New approach in getting rid of TB discovered

Scientists have come up with new strategies in order to beat tuberculosis.

Over the past few years, a class of compounds called ADEPs had emerged as a promising new weapon in the fight against drug-resistant bacteria. The compounds work by attaching themselves to a cellular enzyme called ClpP, which bacterial cells use to rid themselves of harmful proteins. With an ADEP attached, ClpP can't function properly, and the bacterial cell dies.

Now, scientists from Brown University and Massachusetts Institute of Technology have shown new details of how ADEPs bind to the ClpP complex in the bacterium that causes tuberculosis. The researchers are hopeful that the work could serve as a blueprint for optimizing ADEPs for treatment of tuberculosis.

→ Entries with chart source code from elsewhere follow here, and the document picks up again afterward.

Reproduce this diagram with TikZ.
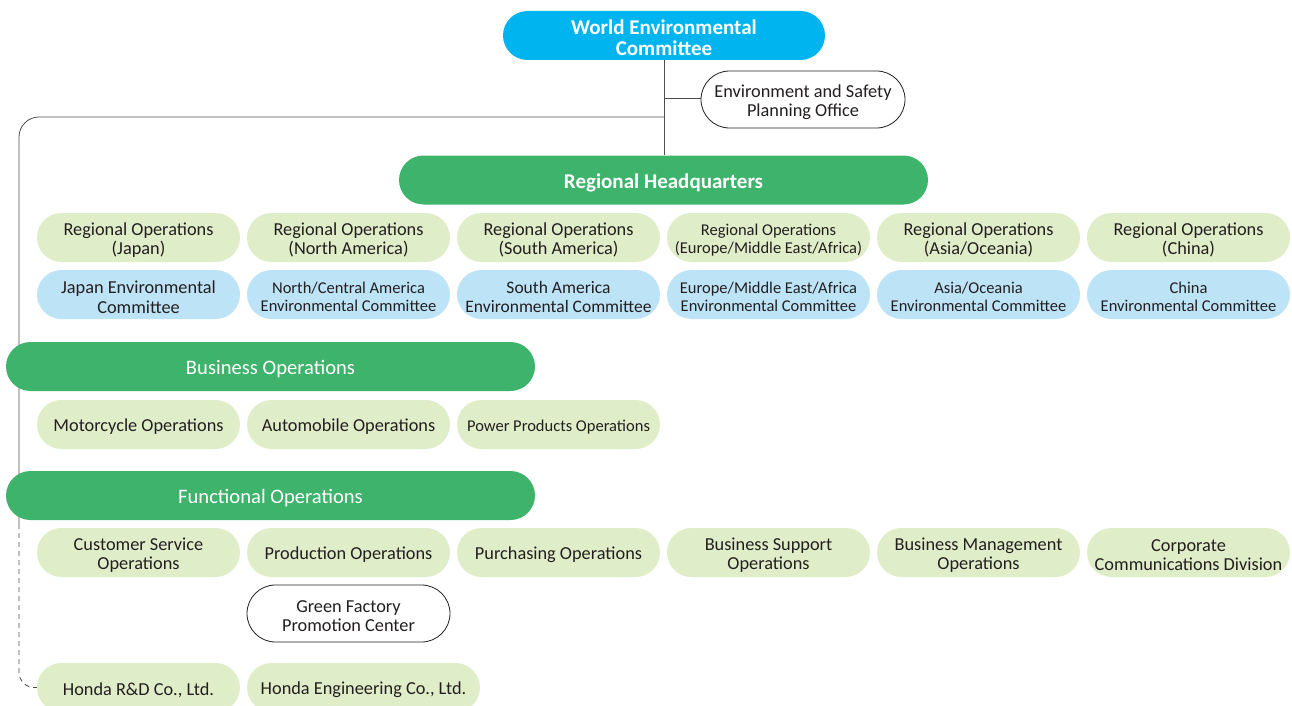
\documentclass[tikz,border=0pt]{standalone}
\usepackage{fontspec}
\setmainfont{Carlito}
\usetikzlibrary{shapes.misc}
\definecolor{wcyan}{HTML}{00B5EF}
\definecolor{hgreen}{HTML}{3DB36B}
\definecolor{lgreen}{HTML}{DFEDC8}
\definecolor{lblue}{HTML}{BDE3F7}
\definecolor{txt}{HTML}{231F20}
\definecolor{lin}{HTML}{4D4D4D}
\pgfdeclarelayer{bg}
\pgfsetlayers{bg,main}
\tikzset{
  pill/.style={rounded rectangle, minimum height=49pt, inner sep=0pt, align=center,
    text=txt, font=\fontsize{18.3}{19.5}\selectfont},
  lg/.style={pill, fill=lgreen, minimum width=203pt},
  lb/.style={pill, fill=lblue, minimum width=203pt},
  small/.style={font=\fontsize{16.5}{18.5}\selectfont},
  mid/.style={font=\fontsize{17.5}{19}\selectfont},
  head/.style={pill, fill=hgreen, text=white, minimum width=529pt, font=\fontsize{20.6}{21}\selectfont},
  headb/.style={head, font=\bfseries\fontsize{21}{21}\selectfont},
  outl/.style={pill, draw=txt, fill=white, line width=0.8pt, minimum width=204pt, minimum height=57pt},
  conn/.style={draw=lin, line width=0.8pt},
  lbl/.style={fill=none, draw=none, minimum width=0pt, minimum height=0pt, yshift=-2.5pt},
}
% style, name, position, text
\newcommand\pillnode[4]{%
  \node[#1] (#2) at (#3) {};
  \node[#1, lbl] at (#2.center) {#4};}
\begin{document}
\begin{tikzpicture}[x=1pt,y=-1pt]
\useasboundingbox (0,0) rectangle (1292,706);
\clip (0,0) rectangle (1292,706);
% top
\pillnode{headb, fill=wcyan, minimum width=322pt, font=\bfseries\fontsize{21}{21}\selectfont}{wec}{664,35.5}{World Environmental\\Committee}
\pillnode{outl}{esp}{803,99.5}{Environment and Safety\\Planning Office}
\pillnode{headb}{rhq}{663.5,180}{Regional Headquarters}
% regional row 1
\pillnode{lg}{r1}{138.5,237.5}{Regional Operations\\(Japan)}
\pillnode{lg}{r2}{348.5,237.5}{Regional Operations\\(North America)}
\pillnode{lg}{r3}{558.5,237.5}{Regional Operations\\(South America)}
\pillnode{lg, small}{r4}{768.5,237.5}{Regional Operations\\(Europe/Middle East/Africa)}
\pillnode{lg}{r5}{978.5,237.5}{Regional Operations\\(Asia/Oceania)}
\pillnode{lg}{r6}{1188.5,237.5}{Regional Operations\\(China)}
% regional row 2
\pillnode{lb}{e1}{138.5,294.5}{Japan Environmental\\Committee}
\pillnode{lb, small}{e2}{348.5,294.5}{North/Central America\\Environmental Committee}
\pillnode{lb, mid}{e3}{558.5,294.5}{South America\\Environmental Committee}
\pillnode{lb, small}{e4}{768.5,294.5}{Europe/Middle East/Africa\\Environmental Committee}
\pillnode{lb, small}{e5}{978.5,294.5}{Asia/Oceania\\Environmental Committee}
\pillnode{lb, small}{e6}{1188.5,294.5}{China\\Environmental Committee}
% business
\pillnode{head}{bo}{270.5,366.5}{Business Operations}
\pillnode{lg}{b1}{138.5,424.5}{Motorcycle Operations}
\pillnode{lg}{b2}{348.5,424.5}{Automobile Operations}
\pillnode{lg, small}{b3}{558.5,424.5}{Power Products Operations}
% functional
\pillnode{head}{fo}{270.5,495.5}{Functional Operations}
\pillnode{lg}{f1}{138.5,552.5}{Customer Service\\Operations}
\pillnode{lg}{f2}{348.5,552.5}{Production Operations}
\pillnode{lg}{f3}{558.5,552.5}{Purchasing Operations}
\pillnode{lg}{f4}{768.5,552.5}{Business Support\\Operations}
\pillnode{lg}{f5}{978.5,552.5}{Business Management\\Operations}
\pillnode{lg}{f6}{1188.5,552.5}{Corporate\\Communications Division}
\pillnode{outl, minimum width=203pt}{gf}{348.5,613.5}{Green Factory\\Promotion Center}
% group companies
\pillnode{lg}{h1}{138.5,687.5}{Honda R\&D Co., Ltd.}
\pillnode{lg, minimum width=233pt}{h2}{363.5,687.5}{Honda Engineering Co., Ltd.}
% connectors
\coordinate (j1) at (664,98);
\coordinate (j2) at (664,117);
\coordinate (c1) at (19,117);
\coordinate (d1) at (19,524);
\coordinate (c2) at (19,688);
\begin{pgfonlayer}{bg}
\draw[conn] (wec.south) -- (wec.south |- rhq.north);
\draw[conn] (j1) -- (j1 -| esp.west);
\draw[conn, rounded corners=20pt] (j2) -- (c1) -- (d1);
\draw[conn, dash pattern=on 5pt off 4pt, rounded corners=16pt] (d1) -- (c2) -- (h1.west);
\end{pgfonlayer}
\end{tikzpicture}
\end{document}
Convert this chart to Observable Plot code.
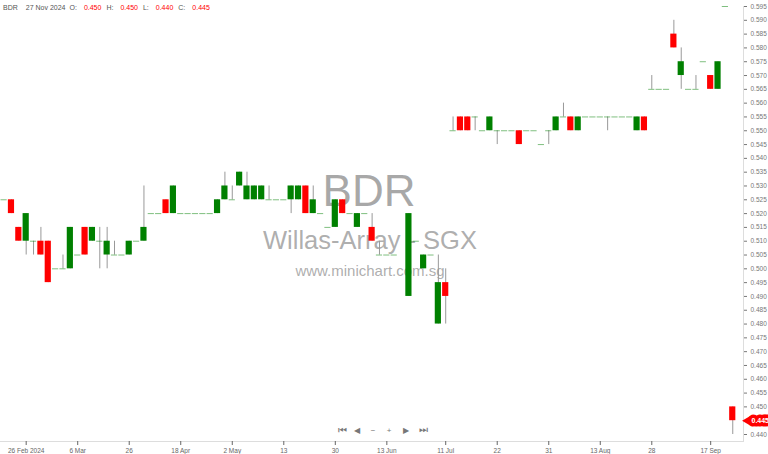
<!DOCTYPE html>
<html><head><meta charset="utf-8">
<script src="https://cdn.jsdelivr.net/npm/d3@7"></script>
<script src="https://cdn.jsdelivr.net/npm/@observablehq/plot@0.6"></script>
<style>
body{margin:0;background:#fff;}
#wrap{position:relative;width:768px;height:454px;overflow:hidden;font-family:"Liberation Sans",Arial,sans-serif;}
#hdr{position:absolute;left:3px;top:4px;font-size:7px;color:#555;white-space:nowrap;line-height:8px;}
#hdr span{margin-right:4px;}
#hdr .v{color:#f00;margin-right:5px;}
#hdr .k{margin-right:7px;}
#hdr .s{margin-right:8px;}
</style></head><body>
<div id="wrap"><div id="chart"></div><div id="hdr"></div></div>
<script>
// ---- data (bar index 0..99) ----
const symbol = "BDR";
const company = "Willas-Array - SGX";
const site = "www.minichart.com.sg";
const lastDate = "27 Nov 2024";
const opens = [
 .525,.525,.515,.510,.510,.510,.510,.500,.500,.500,
 .505,.515,.510,.510,.505,.505,.505,.505,.510,.510,
 .520,.520,.525,.520,.520,.520,.520,.520,.520,.520,
 .525,.525,.530,.525,.525,.525,.525,.525,.525,.525,
 .525,.530,.520,.520,.515,.515,.525,.520,.515,.520,
 .515,.505,.505,.505,null,.490,.510,.500,.505,.480,
 .495,.550,.555,.555,.555,.550,.550,.550,.550,.550,
 .550,.550,.550,.545,.550,.550,.555,.555,.550,.555,
 .555,.555,.555,.555,.555,.555,.550,.555,.565,.565,
 .565,.585,.570,.565,.565,.575,.570,.565,.595,.450];
const highs = [
 .525,.525,.515,.520,.510,.515,.510,.500,.505,.515,
 .505,.515,.515,.515,.515,.510,.505,.510,.510,.530,
 .520,.520,.525,.530,.520,.520,.520,.520,.520,.525,
 .535,.530,.535,.535,.530,.530,.530,.525,.525,.530,
 .530,.530,.530,.520,.515,.525,.525,.520,.520,.520,
 .520,.510,.505,.505,null,.520,.510,.505,.505,.505,
 .500,.555,.555,.555,.555,.550,.555,.550,.550,.550,
 .550,.550,.550,.545,.550,.555,.560,.555,.555,.555,
 .555,.555,.555,.555,.555,.555,.555,.555,.570,.565,
 .565,.590,.580,.565,.570,.575,.570,.575,.595,.450];
const lows = [
 .525,.520,.510,.505,.505,.505,.495,.500,.500,.500,
 .505,.505,.510,.500,.500,.505,.505,.505,.510,.510,
 .520,.520,.520,.520,.520,.520,.520,.520,.520,.520,
 .525,.525,.530,.525,.525,.525,.525,.525,.525,.520,
 .525,.520,.520,.520,.515,.515,.520,.520,.515,.520,
 .510,.505,.505,.505,null,.490,.510,.500,.505,.480,
 .480,.550,.550,.550,.550,.550,.550,.545,.550,.550,
 .545,.550,.550,.545,.545,.550,.555,.550,.550,.555,
 .555,.555,.550,.555,.555,.555,.550,.550,.565,.565,
 .565,.580,.565,.565,.565,.575,.565,.565,.595,.440];
const closes = [
 .525,.520,.510,.520,.510,.505,.495,.500,.500,.515,
 .505,.505,.515,.510,.510,.505,.505,.510,.510,.515,
 .520,.520,.520,.530,.520,.520,.520,.520,.520,.525,
 .530,.525,.535,.530,.530,.530,.525,.525,.525,.530,
 .530,.520,.525,.520,.515,.525,.520,.520,.520,.520,
 .510,.505,.505,.505,null,.520,.510,.505,.505,.495,
 .490,.550,.550,.550,.555,.550,.555,.550,.550,.550,
 .545,.550,.550,.545,.550,.555,.555,.550,.555,.555,
 .555,.555,.555,.555,.555,.555,.555,.550,.565,.565,
 .565,.580,.575,.565,.565,.575,.565,.575,.595,.445];
const xTickIdx = [3,10,17,24,31,38,45,52,60,67,74,81,88,96];
const xTickLabels = ["26 Feb 2024","6 Mar","26","18 Apr","2 May","13","30","13 Jun","11 Jul","22","31","13 Aug","28","17 Sep"];
const yTicks = [0.440,0.445,0.450,0.455,0.460,0.465,0.470,0.475,0.480,0.485,0.490,0.495,0.500,0.505,0.510,0.515,0.520,0.525,0.530,0.535,0.540,0.545,0.550,0.555,0.560,0.565,0.570,0.575,0.580,0.585,0.590,0.595];
const navIcons = ["\u23EE","\u25C0","\u2212","+","\u25B6","\u23ED"];

// ---- build ----
const bars = opens.map((o,i)=>({i,o,h:highs[i],l:lows[i],c:closes[i]})).filter(d=>d.o!=null);
const up = bars.filter(d=>d.c>d.o), down = bars.filter(d=>d.c<d.o), flat = bars.filter(d=>d.c===d.o);
const last = bars[bars.length-1];
const W = 0.42;
const GREEN = "#008000", RED = "#ff0000";
const font = "Liberation Sans, Arial, sans-serif";

const navDx = [-30,-15,1,17,34,51];
const navSize = [10,8,8,8,8,10];

const chart = Plot.plot({
  width: 768, height: 454,
  marginLeft: 0, marginRight: 25, marginTop: 6, marginBottom: 13,
  style: {fontFamily: font, background: "#fff", overflow: "visible"},
  x: {domain: [-0.49, 100.46], range: [0, 743]},
  y: {domain: [0.44, 0.595], range: [434, 6]},
  marks: [
    Plot.text([symbol], {frameAnchor:"middle", text: d=>d, dx:-3, dy:-18, lineAnchor:"bottom", fontSize:44, fill:"#999", fillOpacity:0.85}),
    Plot.text([company], {frameAnchor:"middle", text: d=>d, dx:-2, dy:25, lineAnchor:"bottom", fontSize:25.5, fill:"#999", fillOpacity:0.8}),
    Plot.text([site], {frameAnchor:"middle", text: d=>d, dx:-2, dy:52, lineAnchor:"bottom", fontSize:15, fill:"#999", fillOpacity:0.8}),
    Plot.frame({anchor:"bottom", stroke:"#ddd"}),
    Plot.frame({anchor:"right", stroke:"#ddd"}),
    Plot.axisX({ticks: xTickIdx, tickFormat: d=>xTickLabels[xTickIdx.indexOf(d)], tickSize:4, tickPadding:3, fontSize:6.5, color:"#666", label:null}),
    // the last-price tag covers the 0.445 label, as in the reference
    Plot.axisY({anchor:"right", ticks: yTicks, tickFormat: d=>Math.abs(d-last.c)<1e-9 ? "" : d.toFixed(3), tickSize:3, tickPadding:4, fontSize:6.5, color:"#777", label:null}),
    Plot.ruleX(bars, {x:"i", y1:"l", y2:"h", stroke:"#999", strokeWidth:1}),
    Plot.ruleY(flat, {y:"c", x1:d=>d.i-W, x2:d=>d.i+W, stroke:GREEN, strokeOpacity:0.5, strokeWidth:1}),
    Plot.rect(up, {x1:d=>d.i-W, x2:d=>d.i+W, y1:"o", y2:"c", fill:GREEN}),
    Plot.rect(down, {x1:d=>d.i-W, x2:d=>d.i+W, y1:"o", y2:"c", fill:RED}),
    ...navIcons.map((s,k)=>Plot.text([s], {frameAnchor:"bottom", text:d=>d, dx:navDx[k], dy:-9, fontSize:navSize[k], fill:"#777"})),
    Plot.dot([last], {y:"c", frameAnchor:"right", dx:4, symbol:"triangle", rotate:-90, r:3.5, fill:RED}),
    Plot.text([last], {y:"c", frameAnchor:"right", dx:8, textAnchor:"start", text:d=>d.c.toFixed(3), fontSize:7, fill:"#fff", stroke:RED, strokeWidth:7, strokeLinejoin:"round", paintOrder:"stroke", fontWeight:"bold"})
  ]
});
document.getElementById("chart").appendChild(chart);

const hdr = document.getElementById("hdr");
hdr.innerHTML = `<span class="s">${symbol}</span><span>${lastDate}</span><span class="k">O:</span><span class="v">${last.o.toFixed(3)}</span><span class="k">H:</span><span class="v">${last.h.toFixed(3)}</span><span class="k">L:</span><span class="v">${last.l.toFixed(3)}</span><span class="k">C:</span><span class="v">${last.c.toFixed(3)}</span>`;
</script>
</body></html>
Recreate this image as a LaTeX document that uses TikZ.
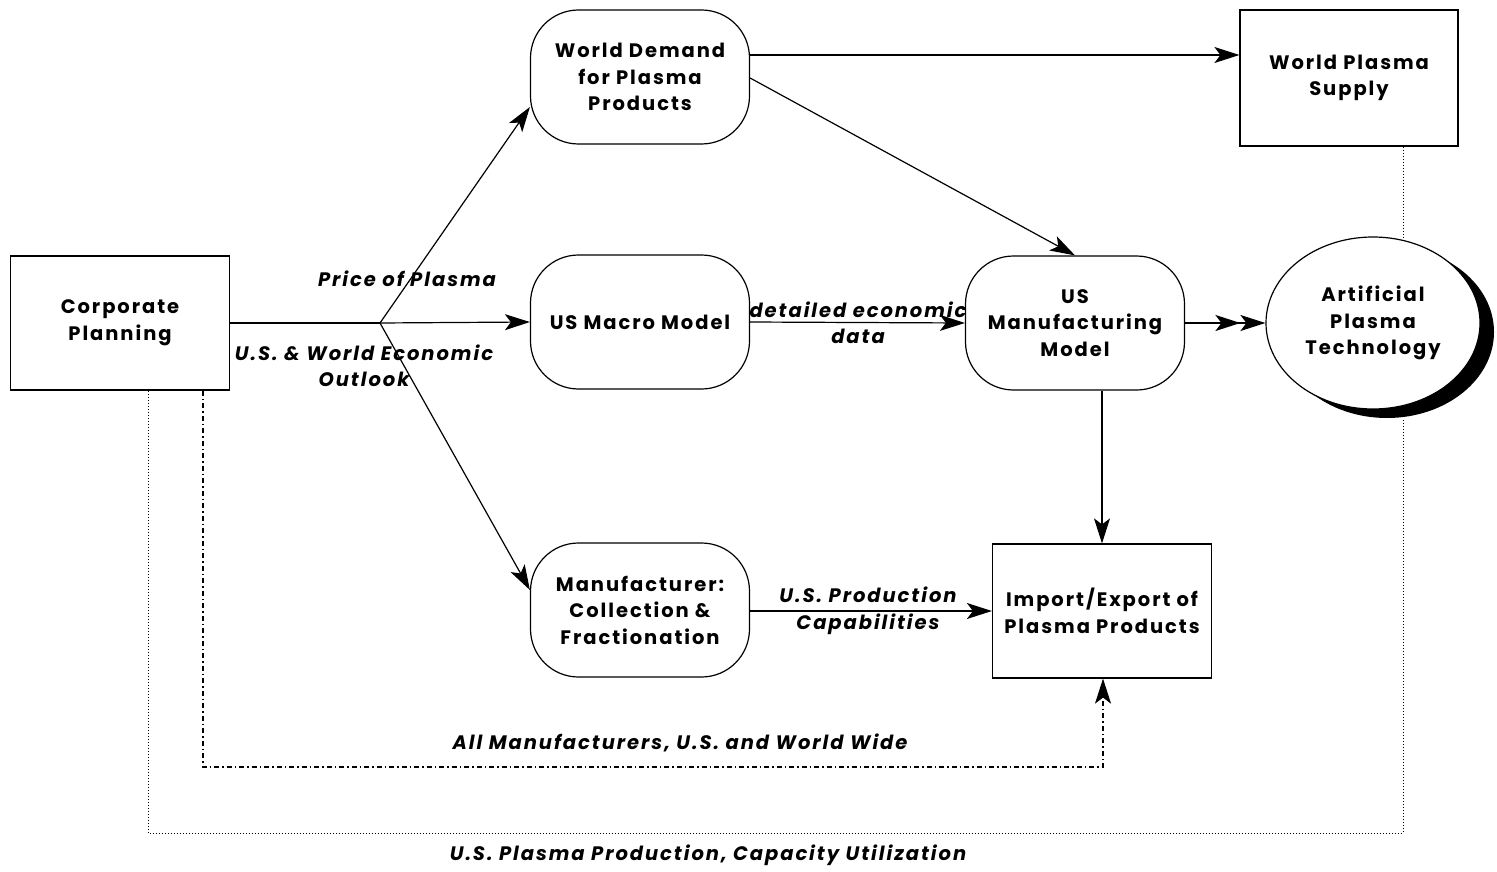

The researchers mixed two ClpP proteins from Mtb in a test tube. They then added ADEPs as a mimic for ClpX, and a compound called a peptide agonist that mimics a protein to be degraded. As they hoped, the researchers showed that the concoction did indeed yield an active ClpP complex capable of degrading both peptides and proteins.

It confirmed the idea that the ADEPs were able to mimic the ClpX and induce ClpP1, ClpP2, and the agonist to come together to form a hyperactive ClpP complex. They also discovered that novel ADEP analogs, synthesized in Sello's lab and used in the experiments, were better at binding and activating ClpP than those that were previously reported.

The researchers went a step further and used X-ray crystallography to analyze the binding of optimized ADEPs to ClpP from Mtb at atomic resolution. The team was surprised to find that the ADEPs bind only to the ClpP2 proteins in the complex, not to ClpP1. That could be a reason ADEPs aren't as effective against TB, said the researchers.

Jason Sello, co-author of the new study, said that fortunately, the structure provided strategies for designing ADEPs that bind better to ClpP, and they had already generated many new ideas about how the ADEP structure could be rationally modified to improve ClpP binding and thus killing of M. tuberculosis.

The team is hopeful that the detailed picture of ADEPs bound to ClpP would continue to reveal new approaches to fighting TB.

The study is published in the Proceedings of the National Academy of Sciences.